* STATED EXERCISE:
Give back every line exactly as it appears, pictures excluded.

* DATA SEGMENT:

##########

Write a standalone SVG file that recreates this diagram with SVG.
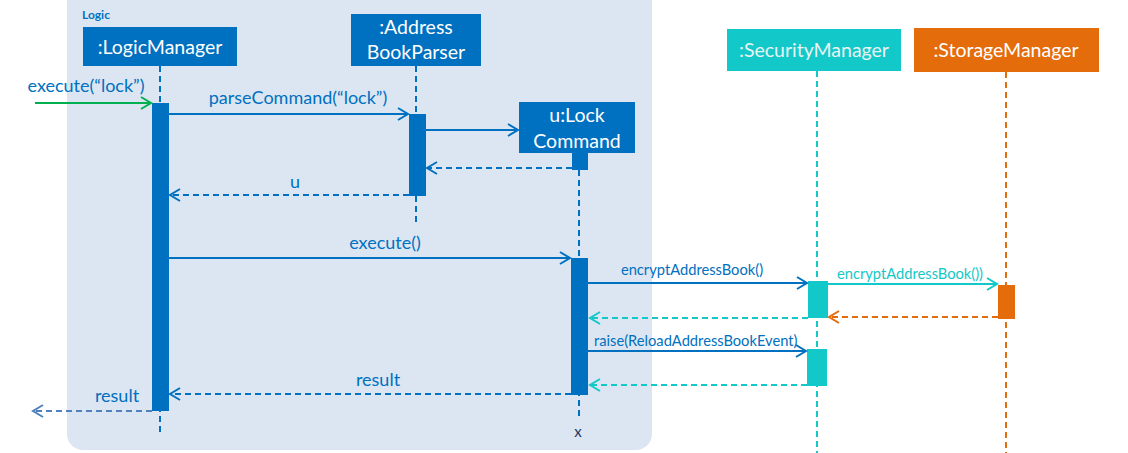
<svg xmlns="http://www.w3.org/2000/svg" width="1128" height="453" viewBox="0 0 1128 453">
<style>
text{font-family:Lato,"Liberation Sans",sans-serif}
.hdr{font-size:19.5px;fill:#fff;text-anchor:middle}
.lbl{font-size:18px;fill:#0070C0;text-anchor:middle}
.sm{font-size:14.7px;fill:#0070C0;text-anchor:middle}
.life{stroke-width:2;stroke-dasharray:6,4;fill:none}
.msg{stroke-width:2;fill:none}
.ret{stroke-width:2;stroke-dasharray:6,4;fill:none}
</style>
<defs>
<marker id="ab" markerUnits="userSpaceOnUse" markerWidth="14" markerHeight="14" refX="12" refY="7" orient="auto"><path d="M2,1 L12,7 L2,13" fill="none" stroke="#0070C0" stroke-width="2"/></marker>
<marker id="ag" markerUnits="userSpaceOnUse" markerWidth="14" markerHeight="14" refX="12" refY="7" orient="auto"><path d="M2,1 L12,7 L2,13" fill="none" stroke="#00B050" stroke-width="2"/></marker>
<marker id="at" markerUnits="userSpaceOnUse" markerWidth="14" markerHeight="14" refX="12" refY="7" orient="auto"><path d="M2,1 L12,7 L2,13" fill="none" stroke="#12C8C8" stroke-width="2"/></marker>
<marker id="ao" markerUnits="userSpaceOnUse" markerWidth="14" markerHeight="14" refX="12" refY="7" orient="auto"><path d="M2,1 L12,7 L2,13" fill="none" stroke="#E46C0A" stroke-width="2"/></marker>
<marker id="al" markerUnits="userSpaceOnUse" markerWidth="14" markerHeight="14" refX="12" refY="7" orient="auto"><path d="M2,1 L12,7 L2,13" fill="none" stroke="#4F81BD" stroke-width="2"/></marker>
</defs>
<g id="logic-frame">
<rect x="67" y="-15" width="585" height="465" rx="16" fill="#DCE6F2"/>
<text x="82" y="19" style="font-size:12px;font-weight:bold;fill:#0070C0">Logic</text>
</g>
<g id="lifelines">
<line class="life" x1="160" y1="66" x2="160" y2="432" stroke="#0070C0"/>
<line class="life" x1="416" y1="66" x2="416" y2="222" stroke="#0070C0"/>
<line class="life" x1="579" y1="170" x2="579" y2="420" stroke="#0070C0"/>
<line class="life" x1="817" y1="71" x2="817" y2="453" stroke="#12C8C8"/>
<line class="life" x1="1006" y1="72" x2="1006" y2="453" stroke="#E46C0A"/>
</g>
<g id="LogicManager">
<rect x="83" y="27" width="154" height="39" fill="#0070C0"/>
<text class="hdr" x="160" y="54">:LogicManager</text>
<rect x="152" y="103" width="17" height="308" fill="#0070C0"/>
</g>
<g id="AddressBookParser">
<rect x="351" y="14" width="130" height="52" fill="#0070C0"/>
<text class="hdr" x="416" y="34">:Address</text>
<text class="hdr" x="416" y="59">BookParser</text>
<rect x="409" y="114" width="17" height="82" fill="#0070C0"/>
</g>
<g id="LockCommand">
<rect x="519" y="102" width="116" height="51" fill="#0070C0"/>
<text class="hdr" x="577" y="122">u:Lock</text>
<text class="hdr" x="577" y="148">Command</text>
<rect x="572" y="153" width="16" height="17" fill="#0070C0"/>
<rect x="571" y="258" width="17" height="137" fill="#0070C0"/>
<text x="578" y="437" style="font-size:15px;fill:#1F3864;text-anchor:middle">x</text>
</g>
<g id="SecurityManager">
<rect x="727" y="29" width="174" height="42" fill="#12C8C8"/>
<text class="hdr" x="814" y="57" style="fill:#E8F4F4">:SecurityManager</text>
<rect x="808" y="281" width="20" height="37" fill="#12C8C8"/>
<rect x="807" y="349" width="20" height="37" fill="#12C8C8"/>
</g>
<g id="StorageManager">
<rect x="914" y="28" width="185" height="44" fill="#E46C0A"/>
<text class="hdr" x="1006" y="57">:StorageManager</text>
<rect x="998" y="285" width="17" height="34" fill="#E46C0A"/>
</g>
<g id="connectors">
<line class="msg" x1="35" y1="103" x2="151" y2="103" stroke="#00B050" marker-end="url(#ag)"/>
<text class="lbl" x="86" y="92">execute(“lock”)</text>
<line class="msg" x1="169" y1="114" x2="408" y2="114" stroke="#0070C0" marker-end="url(#ab)"/>
<text class="lbl" x="298" y="104">parseCommand(“lock”)</text>
<line class="msg" x1="426" y1="130" x2="518" y2="130" stroke="#0070C0" marker-end="url(#ab)"/>
<line class="ret" x1="572" y1="168" x2="427" y2="168" stroke="#0070C0" marker-end="url(#ab)"/>
<line class="ret" x1="409" y1="195" x2="170" y2="195" stroke="#0070C0" marker-end="url(#ab)"/>
<text class="lbl" x="295" y="188">u</text>
<line class="msg" x1="169" y1="258" x2="570" y2="258" stroke="#0070C0" marker-end="url(#ab)"/>
<text class="lbl" x="385" y="249">execute()</text>
<line class="msg" x1="588" y1="283" x2="807" y2="283" stroke="#0070C0" marker-end="url(#ab)"/>
<text class="sm" x="692" y="275">encryptAddressBook()</text>
<line class="msg" x1="828" y1="284" x2="997" y2="284" stroke="#12C8C8" marker-end="url(#at)"/>
<text class="sm" x="910" y="279" style="fill:#12C8C8">encryptAddressBook())</text>
<line class="ret" x1="998" y1="317" x2="829" y2="317" stroke="#E46C0A" marker-end="url(#ao)"/>
<line class="ret" x1="808" y1="318" x2="590" y2="318" stroke="#12C8C8" marker-end="url(#at)"/>
<line class="msg" x1="588" y1="351" x2="806" y2="351" stroke="#0070C0" marker-end="url(#ab)"/>
<text class="sm" x="594" y="346" style="text-anchor:start">raise(ReloadAddressBookEvent)</text>
<line class="ret" x1="807" y1="385" x2="590" y2="385" stroke="#12C8C8" marker-end="url(#at)"/>
<line class="ret" x1="571" y1="394" x2="170" y2="394" stroke="#0070C0" marker-end="url(#ab)"/>
<text class="lbl" x="378" y="386">result</text>
<line class="ret" x1="152" y1="411" x2="33" y2="411" stroke="#4F81BD" marker-end="url(#al)"/>
<text class="lbl" x="117" y="402">result</text>
</g>
</svg>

##########

* EXERCISE SOLUTION:
Write a standalone SVG file that recreates this diagram with SVG.
<svg xmlns="http://www.w3.org/2000/svg" width="1128" height="453" viewBox="0 0 1128 453">
<style>
text{font-family:Lato,"Liberation Sans",sans-serif}
.hdr{font-size:19.5px;fill:#fff;text-anchor:middle}
.lbl{font-size:18px;fill:#0070C0;text-anchor:middle}
.sm{font-size:14.7px;fill:#0070C0;text-anchor:middle}
.life{stroke-width:2;stroke-dasharray:6,4;fill:none}
.msg{stroke-width:2;fill:none}
.ret{stroke-width:2;stroke-dasharray:6,4;fill:none}
</style>
<defs>
<marker id="ab" markerUnits="userSpaceOnUse" markerWidth="14" markerHeight="14" refX="12" refY="7" orient="auto"><path d="M2,1 L12,7 L2,13" fill="none" stroke="#0070C0" stroke-width="2"/></marker>
<marker id="ag" markerUnits="userSpaceOnUse" markerWidth="14" markerHeight="14" refX="12" refY="7" orient="auto"><path d="M2,1 L12,7 L2,13" fill="none" stroke="#00B050" stroke-width="2"/></marker>
<marker id="at" markerUnits="userSpaceOnUse" markerWidth="14" markerHeight="14" refX="12" refY="7" orient="auto"><path d="M2,1 L12,7 L2,13" fill="none" stroke="#12C8C8" stroke-width="2"/></marker>
<marker id="ao" markerUnits="userSpaceOnUse" markerWidth="14" markerHeight="14" refX="12" refY="7" orient="auto"><path d="M2,1 L12,7 L2,13" fill="none" stroke="#E46C0A" stroke-width="2"/></marker>
<marker id="al" markerUnits="userSpaceOnUse" markerWidth="14" markerHeight="14" refX="12" refY="7" orient="auto"><path d="M2,1 L12,7 L2,13" fill="none" stroke="#4F81BD" stroke-width="2"/></marker>
</defs>
<g id="logic-frame">
<rect x="67" y="-15" width="585" height="465" rx="16" fill="#DCE6F2"/>
<text x="82" y="19" style="font-size:12px;font-weight:bold;fill:#0070C0">Logic</text>
</g>
<g id="lifelines">
<line class="life" x1="160" y1="66" x2="160" y2="432" stroke="#0070C0"/>
<line class="life" x1="416" y1="66" x2="416" y2="222" stroke="#0070C0"/>
<line class="life" x1="579" y1="170" x2="579" y2="420" stroke="#0070C0"/>
<line class="life" x1="817" y1="71" x2="817" y2="453" stroke="#12C8C8"/>
<line class="life" x1="1006" y1="72" x2="1006" y2="453" stroke="#E46C0A"/>
</g>
<g id="LogicManager">
<rect x="83" y="27" width="154" height="39" fill="#0070C0"/>
<text class="hdr" x="160" y="54">:LogicManager</text>
<rect x="152" y="103" width="17" height="308" fill="#0070C0"/>
</g>
<g id="AddressBookParser">
<rect x="351" y="14" width="130" height="52" fill="#0070C0"/>
<text class="hdr" x="416" y="34">:Address</text>
<text class="hdr" x="416" y="59">BookParser</text>
<rect x="409" y="114" width="17" height="82" fill="#0070C0"/>
</g>
<g id="LockCommand">
<rect x="519" y="102" width="116" height="51" fill="#0070C0"/>
<text class="hdr" x="577" y="122">u:Lock</text>
<text class="hdr" x="577" y="148">Command</text>
<rect x="572" y="153" width="16" height="17" fill="#0070C0"/>
<rect x="571" y="258" width="17" height="137" fill="#0070C0"/>
<text x="578" y="437" style="font-size:15px;fill:#1F3864;text-anchor:middle">x</text>
</g>
<g id="SecurityManager">
<rect x="727" y="29" width="174" height="42" fill="#12C8C8"/>
<text class="hdr" x="814" y="57" style="fill:#E8F4F4">:SecurityManager</text>
<rect x="808" y="281" width="20" height="37" fill="#12C8C8"/>
<rect x="807" y="349" width="20" height="37" fill="#12C8C8"/>
</g>
<g id="StorageManager">
<rect x="914" y="28" width="185" height="44" fill="#E46C0A"/>
<text class="hdr" x="1006" y="57">:StorageManager</text>
<rect x="998" y="285" width="17" height="34" fill="#E46C0A"/>
</g>
<g id="connectors">
<line class="msg" x1="35" y1="103" x2="151" y2="103" stroke="#00B050" marker-end="url(#ag)"/>
<text class="lbl" x="86" y="92">execute(“lock”)</text>
<line class="msg" x1="169" y1="114" x2="408" y2="114" stroke="#0070C0" marker-end="url(#ab)"/>
<text class="lbl" x="298" y="104">parseCommand(“lock”)</text>
<line class="msg" x1="426" y1="130" x2="518" y2="130" stroke="#0070C0" marker-end="url(#ab)"/>
<line class="ret" x1="572" y1="168" x2="427" y2="168" stroke="#0070C0" marker-end="url(#ab)"/>
<line class="ret" x1="409" y1="195" x2="170" y2="195" stroke="#0070C0" marker-end="url(#ab)"/>
<text class="lbl" x="295" y="188">u</text>
<line class="msg" x1="169" y1="258" x2="570" y2="258" stroke="#0070C0" marker-end="url(#ab)"/>
<text class="lbl" x="385" y="249">execute()</text>
<line class="msg" x1="588" y1="283" x2="807" y2="283" stroke="#0070C0" marker-end="url(#ab)"/>
<text class="sm" x="692" y="275">encryptAddressBook()</text>
<line class="msg" x1="828" y1="284" x2="997" y2="284" stroke="#12C8C8" marker-end="url(#at)"/>
<text class="sm" x="910" y="279" style="fill:#12C8C8">encryptAddressBook())</text>
<line class="ret" x1="998" y1="317" x2="829" y2="317" stroke="#E46C0A" marker-end="url(#ao)"/>
<line class="ret" x1="808" y1="318" x2="590" y2="318" stroke="#12C8C8" marker-end="url(#at)"/>
<line class="msg" x1="588" y1="351" x2="806" y2="351" stroke="#0070C0" marker-end="url(#ab)"/>
<text class="sm" x="594" y="346" style="text-anchor:start">raise(ReloadAddressBookEvent)</text>
<line class="ret" x1="807" y1="385" x2="590" y2="385" stroke="#12C8C8" marker-end="url(#at)"/>
<line class="ret" x1="571" y1="394" x2="170" y2="394" stroke="#0070C0" marker-end="url(#ab)"/>
<text class="lbl" x="378" y="386">result</text>
<line class="ret" x1="152" y1="411" x2="33" y2="411" stroke="#4F81BD" marker-end="url(#al)"/>
<text class="lbl" x="117" y="402">result</text>
</g>
</svg>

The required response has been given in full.